Teknolojinin süregelen o çok hızlı gelişimini hep birlikte izliyoruz. Peki, izlemeye devam etmek yerine, bu teknoloji ile iç içelik ve kendin yap mantığını birleştirip herkesi mutlu edecek bir geleceğin mümkün olduğundan bahsedebilir miyiz? Bugünün zekalarını geleceğe doğru şekillenen yöntemlerle üretmeye teşvik ettiğimizde her şey anlam kazanıyor.

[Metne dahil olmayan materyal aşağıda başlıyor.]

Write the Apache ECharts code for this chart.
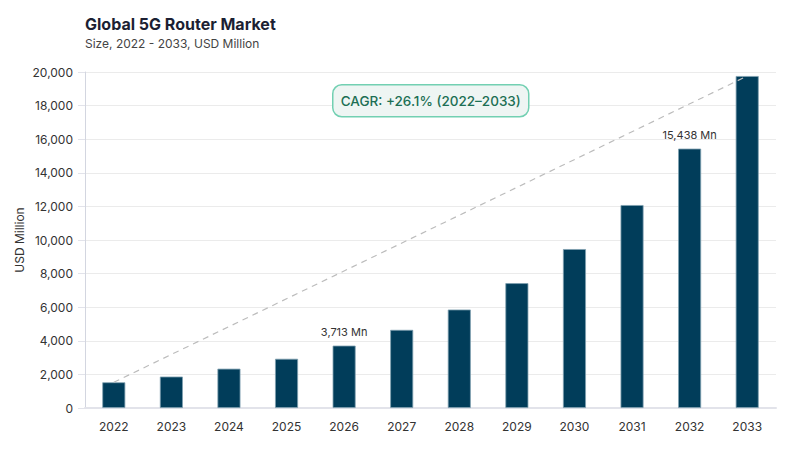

Düşünerek, hayal edip tasarlayarak hayata geçirmek tüm maker’ları özel kıldığı gibi onları insanlığa faydalı, dünya için çabalayan bireyler haline getiriyor. Yani, yaşamı birinci elden deneyimleyip karşılaşılan sorun ve pürüzleri yenilikçi tavır ile bir şeyler icat ederek çözmeye çalışan aktif bireylerden bir toplum oluşuyor. Bu bireyler ise maker atölyelerinde bir araya geliyor.
Öğrendikçe ardında buluş bırakan sürekli verimlilik
Şu bir gerçek ki bizler mutlaka maker doğuyoruz; ama yanlış alanlarda, tek tarafa bakan bir eğitim anlayışı ile görsel-uzaysal zekayı göz ardı ederek bu özelliğimizi törpülüyoruz. Yaratmayı, malzemeyi kullanmayı, dokunarak kavramayı ve tasarlamayı zorlaştırıyoruz; oysaki güzel dünya için ortak bir çaba, rekabetin tükettiği bünyelerimiz için paylaşım ruhunu yaşatarak nefes alan mekanlar, baştan sona ezberlenen ve tekrardan oluşan kağıt üstü formüller yerine daha dinamik, deneyimin esas olduğu bir öğrenme bizlere yeterli.
Denedikçe ardında mutlaka işe yarar bir şeyler ortaya çıkaran bir sistem bireysel katkı ile toplumu/topluluğu güçlendirmeyi kolayca başardığı için de vazgeçilemez.
Maker’lar için alan yaratmak şart
Malzemeyi alet kullanımı ve teknoloji ile harmanlamak evlerimizde kolayca erişilebilir değiller ve hepimiz geniş alanlara sahip olamayabiliyoruz. Belli şeyleri mutfakta üretmek yetebiliyorken zihnimizde tasarladığımız her şeyi mutfak sınırlarında kısıtlı alet ile gerçekleştiremiyoruz. Hayata geçmeye hazır binlerce birikmiş fikir için uygun bir mekan, fikir her ne inovasyon konusunu kapsıyorsa madde, malzeme, yazılım, 3D yazıcı vb. şeylerin tedariği, yaratmaya uygun imkanların sağlanması gerekiyor. Ve ardından da yenilikçi ürünün somut dünyaya merhaba demesi için maker atölyeleri bir hayli mühim.
Bu atölyeler üretmek, paylaşmak, zor olanı çalışılabilir bir alanda mümkün kılmak adına da önem arz ediyor. Bir buluşun fikir aşamasında iki kişinin fikri tartışması, beyin fırtınası yapmak, üretkenliği etkili derecede arttırdığından dolayı bir atölyede grup halinde çalışmanın da tasarım yeteneğinin gelişimi, sosyal yetilerin büyüdüğü sağlıklı iletişim alanlarının oluşumu gibi olumlu katkıları uzun vadede gözlenecektir.